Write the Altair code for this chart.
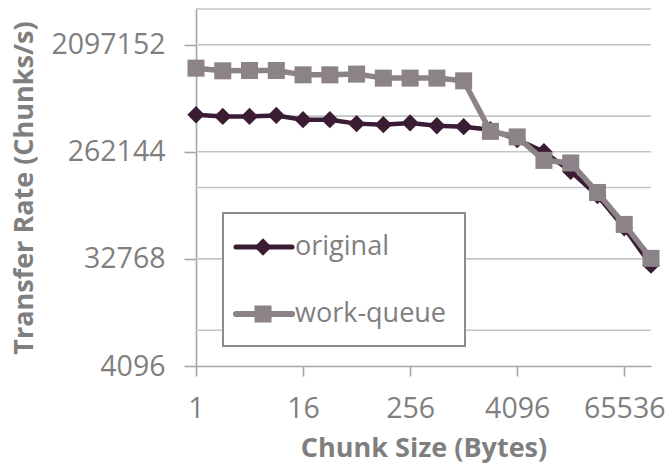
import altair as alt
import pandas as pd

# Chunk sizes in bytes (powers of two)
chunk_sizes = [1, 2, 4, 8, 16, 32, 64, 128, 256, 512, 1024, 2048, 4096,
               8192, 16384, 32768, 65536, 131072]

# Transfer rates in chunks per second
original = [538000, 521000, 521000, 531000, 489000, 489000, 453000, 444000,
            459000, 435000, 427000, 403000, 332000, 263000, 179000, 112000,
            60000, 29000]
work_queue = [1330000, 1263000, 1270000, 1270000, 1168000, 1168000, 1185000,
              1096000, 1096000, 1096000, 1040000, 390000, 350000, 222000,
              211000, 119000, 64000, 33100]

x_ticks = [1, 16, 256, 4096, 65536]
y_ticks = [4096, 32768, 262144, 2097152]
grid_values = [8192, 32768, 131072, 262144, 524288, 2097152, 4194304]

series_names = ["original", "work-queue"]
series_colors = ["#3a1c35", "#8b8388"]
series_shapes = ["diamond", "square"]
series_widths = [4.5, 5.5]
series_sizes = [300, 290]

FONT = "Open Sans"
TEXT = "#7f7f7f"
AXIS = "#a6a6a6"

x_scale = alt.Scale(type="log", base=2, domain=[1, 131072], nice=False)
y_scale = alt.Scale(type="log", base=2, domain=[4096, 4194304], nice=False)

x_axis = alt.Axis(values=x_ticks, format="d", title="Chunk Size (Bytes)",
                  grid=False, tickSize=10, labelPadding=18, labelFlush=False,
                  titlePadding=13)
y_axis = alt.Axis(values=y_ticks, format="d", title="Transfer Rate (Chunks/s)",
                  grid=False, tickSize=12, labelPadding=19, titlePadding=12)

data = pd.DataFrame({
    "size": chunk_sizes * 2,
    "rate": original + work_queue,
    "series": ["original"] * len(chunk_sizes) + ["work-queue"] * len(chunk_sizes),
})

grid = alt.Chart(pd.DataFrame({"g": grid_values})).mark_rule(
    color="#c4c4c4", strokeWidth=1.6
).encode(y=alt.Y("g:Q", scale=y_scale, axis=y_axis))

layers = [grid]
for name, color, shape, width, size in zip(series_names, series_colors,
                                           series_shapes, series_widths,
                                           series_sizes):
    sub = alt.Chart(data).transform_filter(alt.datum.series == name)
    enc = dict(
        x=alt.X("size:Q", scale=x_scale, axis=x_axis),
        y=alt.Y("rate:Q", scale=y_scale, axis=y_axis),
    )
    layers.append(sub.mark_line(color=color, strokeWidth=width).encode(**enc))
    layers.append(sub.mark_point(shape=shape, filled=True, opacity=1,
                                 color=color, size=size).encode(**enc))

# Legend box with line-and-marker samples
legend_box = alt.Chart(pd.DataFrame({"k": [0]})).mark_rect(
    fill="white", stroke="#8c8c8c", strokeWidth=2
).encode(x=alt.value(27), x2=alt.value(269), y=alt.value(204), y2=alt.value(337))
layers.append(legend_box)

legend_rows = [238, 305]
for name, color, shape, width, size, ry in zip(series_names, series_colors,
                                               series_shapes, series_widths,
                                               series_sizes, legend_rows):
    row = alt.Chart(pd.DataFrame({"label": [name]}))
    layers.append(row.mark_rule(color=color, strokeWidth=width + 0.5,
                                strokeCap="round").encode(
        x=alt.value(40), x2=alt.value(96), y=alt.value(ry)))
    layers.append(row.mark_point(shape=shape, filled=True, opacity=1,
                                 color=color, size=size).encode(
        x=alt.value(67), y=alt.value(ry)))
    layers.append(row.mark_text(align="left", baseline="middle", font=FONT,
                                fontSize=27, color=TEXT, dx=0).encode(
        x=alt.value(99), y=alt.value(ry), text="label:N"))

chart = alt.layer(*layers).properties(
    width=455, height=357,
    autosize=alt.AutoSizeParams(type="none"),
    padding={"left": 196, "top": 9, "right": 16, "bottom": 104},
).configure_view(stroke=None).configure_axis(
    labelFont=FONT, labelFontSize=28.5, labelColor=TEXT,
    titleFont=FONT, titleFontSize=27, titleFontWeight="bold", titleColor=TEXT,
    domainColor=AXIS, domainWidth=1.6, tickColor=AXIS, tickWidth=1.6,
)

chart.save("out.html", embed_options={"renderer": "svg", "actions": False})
...
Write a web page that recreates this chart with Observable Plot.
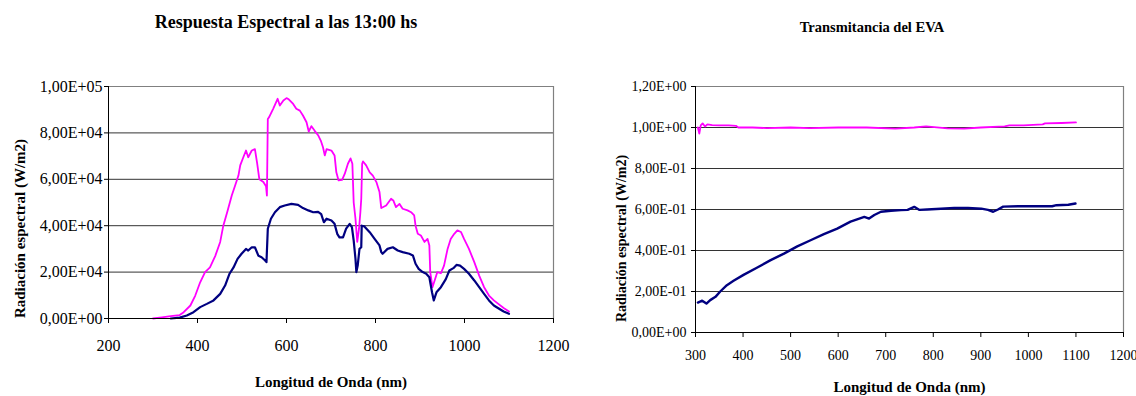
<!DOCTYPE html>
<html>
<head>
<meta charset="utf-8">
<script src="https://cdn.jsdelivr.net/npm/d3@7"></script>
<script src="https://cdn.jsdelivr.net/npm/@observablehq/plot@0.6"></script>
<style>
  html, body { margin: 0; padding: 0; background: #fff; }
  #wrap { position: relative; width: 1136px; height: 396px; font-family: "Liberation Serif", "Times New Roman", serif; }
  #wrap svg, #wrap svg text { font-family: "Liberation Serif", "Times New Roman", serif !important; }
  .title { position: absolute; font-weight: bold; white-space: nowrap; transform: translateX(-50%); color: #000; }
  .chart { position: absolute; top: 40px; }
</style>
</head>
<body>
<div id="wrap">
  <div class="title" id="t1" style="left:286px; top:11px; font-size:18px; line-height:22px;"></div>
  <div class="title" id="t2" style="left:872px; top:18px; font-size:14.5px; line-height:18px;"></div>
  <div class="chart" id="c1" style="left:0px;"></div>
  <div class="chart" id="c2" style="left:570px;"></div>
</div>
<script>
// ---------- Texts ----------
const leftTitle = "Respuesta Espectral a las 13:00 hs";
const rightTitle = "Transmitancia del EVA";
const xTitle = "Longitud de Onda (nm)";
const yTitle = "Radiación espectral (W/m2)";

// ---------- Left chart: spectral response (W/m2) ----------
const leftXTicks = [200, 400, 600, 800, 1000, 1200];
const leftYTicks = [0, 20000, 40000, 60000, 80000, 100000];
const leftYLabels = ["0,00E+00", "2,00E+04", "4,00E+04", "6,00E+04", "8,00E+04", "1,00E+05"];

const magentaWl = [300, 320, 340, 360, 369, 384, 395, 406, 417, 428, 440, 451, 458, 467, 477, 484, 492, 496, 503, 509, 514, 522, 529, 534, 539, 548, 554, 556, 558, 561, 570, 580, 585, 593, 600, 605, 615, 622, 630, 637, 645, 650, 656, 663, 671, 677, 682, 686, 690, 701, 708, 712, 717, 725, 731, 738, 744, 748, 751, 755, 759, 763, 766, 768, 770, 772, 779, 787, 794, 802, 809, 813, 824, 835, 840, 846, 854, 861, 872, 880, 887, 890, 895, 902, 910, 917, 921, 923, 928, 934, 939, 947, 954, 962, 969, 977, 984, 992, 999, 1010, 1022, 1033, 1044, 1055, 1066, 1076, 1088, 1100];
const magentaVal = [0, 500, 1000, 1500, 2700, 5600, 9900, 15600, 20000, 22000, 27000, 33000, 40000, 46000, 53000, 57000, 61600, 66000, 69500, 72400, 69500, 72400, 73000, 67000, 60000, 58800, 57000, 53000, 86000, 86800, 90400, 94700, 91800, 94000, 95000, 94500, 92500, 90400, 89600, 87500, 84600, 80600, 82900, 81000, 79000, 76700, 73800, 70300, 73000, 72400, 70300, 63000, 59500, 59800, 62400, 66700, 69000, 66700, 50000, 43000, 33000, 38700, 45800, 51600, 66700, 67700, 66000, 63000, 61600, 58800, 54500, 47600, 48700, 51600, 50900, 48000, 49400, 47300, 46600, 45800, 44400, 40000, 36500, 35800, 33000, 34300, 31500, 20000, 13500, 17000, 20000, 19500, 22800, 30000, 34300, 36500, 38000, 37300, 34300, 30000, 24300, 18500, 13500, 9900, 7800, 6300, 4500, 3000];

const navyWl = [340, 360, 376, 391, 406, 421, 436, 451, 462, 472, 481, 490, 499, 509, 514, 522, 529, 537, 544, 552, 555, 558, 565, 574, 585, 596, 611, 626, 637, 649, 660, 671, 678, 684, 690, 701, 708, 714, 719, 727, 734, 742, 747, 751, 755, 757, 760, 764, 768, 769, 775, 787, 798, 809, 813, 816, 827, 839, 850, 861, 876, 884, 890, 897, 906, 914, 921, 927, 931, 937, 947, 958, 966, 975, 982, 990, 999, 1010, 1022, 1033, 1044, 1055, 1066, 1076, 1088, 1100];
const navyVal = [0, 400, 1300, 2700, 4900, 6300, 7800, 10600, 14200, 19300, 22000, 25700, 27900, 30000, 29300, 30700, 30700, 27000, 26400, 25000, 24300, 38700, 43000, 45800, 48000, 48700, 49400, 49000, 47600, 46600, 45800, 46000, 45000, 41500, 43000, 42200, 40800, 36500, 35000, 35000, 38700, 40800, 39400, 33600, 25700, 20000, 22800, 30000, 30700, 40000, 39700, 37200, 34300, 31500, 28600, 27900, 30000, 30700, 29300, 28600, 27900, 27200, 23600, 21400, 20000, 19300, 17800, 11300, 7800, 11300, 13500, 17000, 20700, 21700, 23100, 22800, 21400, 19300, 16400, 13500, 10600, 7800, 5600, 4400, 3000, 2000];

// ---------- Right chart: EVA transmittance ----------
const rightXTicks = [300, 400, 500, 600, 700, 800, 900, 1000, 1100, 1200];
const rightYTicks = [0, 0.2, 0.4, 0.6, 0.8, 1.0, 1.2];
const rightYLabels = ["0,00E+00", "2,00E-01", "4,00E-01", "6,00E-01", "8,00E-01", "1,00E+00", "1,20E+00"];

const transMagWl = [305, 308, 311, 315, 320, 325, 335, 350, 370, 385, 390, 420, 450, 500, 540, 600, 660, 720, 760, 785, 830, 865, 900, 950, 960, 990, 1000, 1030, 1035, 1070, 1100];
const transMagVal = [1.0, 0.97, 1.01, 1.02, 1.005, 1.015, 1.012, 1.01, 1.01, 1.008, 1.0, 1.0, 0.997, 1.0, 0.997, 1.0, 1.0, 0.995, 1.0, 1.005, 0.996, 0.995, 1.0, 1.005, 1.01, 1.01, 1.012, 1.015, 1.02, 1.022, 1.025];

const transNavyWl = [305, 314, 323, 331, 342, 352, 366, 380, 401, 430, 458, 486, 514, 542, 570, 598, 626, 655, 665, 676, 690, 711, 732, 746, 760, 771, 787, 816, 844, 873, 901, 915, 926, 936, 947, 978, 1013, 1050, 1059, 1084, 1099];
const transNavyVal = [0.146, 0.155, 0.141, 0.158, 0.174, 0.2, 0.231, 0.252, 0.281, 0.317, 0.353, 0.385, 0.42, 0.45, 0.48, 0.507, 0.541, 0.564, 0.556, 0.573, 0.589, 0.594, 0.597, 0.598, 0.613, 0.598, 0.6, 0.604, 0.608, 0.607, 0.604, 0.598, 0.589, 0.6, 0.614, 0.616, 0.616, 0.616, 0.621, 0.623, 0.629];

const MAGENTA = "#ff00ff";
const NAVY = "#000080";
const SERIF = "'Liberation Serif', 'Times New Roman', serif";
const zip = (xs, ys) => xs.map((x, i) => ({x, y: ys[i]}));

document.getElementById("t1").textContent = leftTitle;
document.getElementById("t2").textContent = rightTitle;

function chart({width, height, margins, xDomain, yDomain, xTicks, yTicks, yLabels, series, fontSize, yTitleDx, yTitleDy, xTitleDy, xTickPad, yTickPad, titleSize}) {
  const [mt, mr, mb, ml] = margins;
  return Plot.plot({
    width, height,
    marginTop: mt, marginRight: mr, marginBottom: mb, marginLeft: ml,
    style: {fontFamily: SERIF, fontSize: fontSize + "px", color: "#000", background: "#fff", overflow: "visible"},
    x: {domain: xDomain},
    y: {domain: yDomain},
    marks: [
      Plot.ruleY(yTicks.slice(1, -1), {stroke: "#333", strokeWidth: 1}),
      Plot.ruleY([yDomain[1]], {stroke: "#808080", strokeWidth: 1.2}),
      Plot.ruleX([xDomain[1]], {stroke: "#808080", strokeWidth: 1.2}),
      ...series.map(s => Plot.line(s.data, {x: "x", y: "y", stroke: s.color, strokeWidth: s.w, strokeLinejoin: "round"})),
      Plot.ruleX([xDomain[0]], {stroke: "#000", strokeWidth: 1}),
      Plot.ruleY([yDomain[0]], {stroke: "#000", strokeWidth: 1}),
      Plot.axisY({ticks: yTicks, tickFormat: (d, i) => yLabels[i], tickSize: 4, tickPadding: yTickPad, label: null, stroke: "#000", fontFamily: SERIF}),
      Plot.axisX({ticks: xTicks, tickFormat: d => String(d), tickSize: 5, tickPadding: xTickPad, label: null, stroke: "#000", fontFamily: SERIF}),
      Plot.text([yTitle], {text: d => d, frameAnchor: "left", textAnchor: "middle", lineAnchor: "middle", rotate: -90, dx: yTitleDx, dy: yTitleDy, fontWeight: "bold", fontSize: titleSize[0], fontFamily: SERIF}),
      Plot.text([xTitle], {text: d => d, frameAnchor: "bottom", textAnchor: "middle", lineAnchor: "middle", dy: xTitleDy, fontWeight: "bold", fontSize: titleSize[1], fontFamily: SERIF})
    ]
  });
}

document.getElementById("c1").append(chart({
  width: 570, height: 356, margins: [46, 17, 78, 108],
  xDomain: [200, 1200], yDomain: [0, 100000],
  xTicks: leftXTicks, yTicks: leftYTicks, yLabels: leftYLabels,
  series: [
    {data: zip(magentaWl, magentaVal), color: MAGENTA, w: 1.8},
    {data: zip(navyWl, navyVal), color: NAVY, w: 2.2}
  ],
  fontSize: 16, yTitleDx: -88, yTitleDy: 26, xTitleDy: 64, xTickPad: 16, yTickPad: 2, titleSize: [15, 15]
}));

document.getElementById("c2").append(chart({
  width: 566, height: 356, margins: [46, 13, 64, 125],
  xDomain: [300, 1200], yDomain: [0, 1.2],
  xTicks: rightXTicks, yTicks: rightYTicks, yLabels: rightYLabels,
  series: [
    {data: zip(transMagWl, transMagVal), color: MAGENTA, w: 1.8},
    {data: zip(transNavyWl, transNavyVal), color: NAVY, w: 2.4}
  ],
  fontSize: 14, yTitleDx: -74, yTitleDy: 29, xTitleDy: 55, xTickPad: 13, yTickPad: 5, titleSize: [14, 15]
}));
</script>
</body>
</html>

▶ [Directions for this task] Filter the data, keeping only the lines that contain "Write".

▶ [Result of the task]
Write the Altair code for this chart.
Write a web page that recreates this chart with Observable Plot.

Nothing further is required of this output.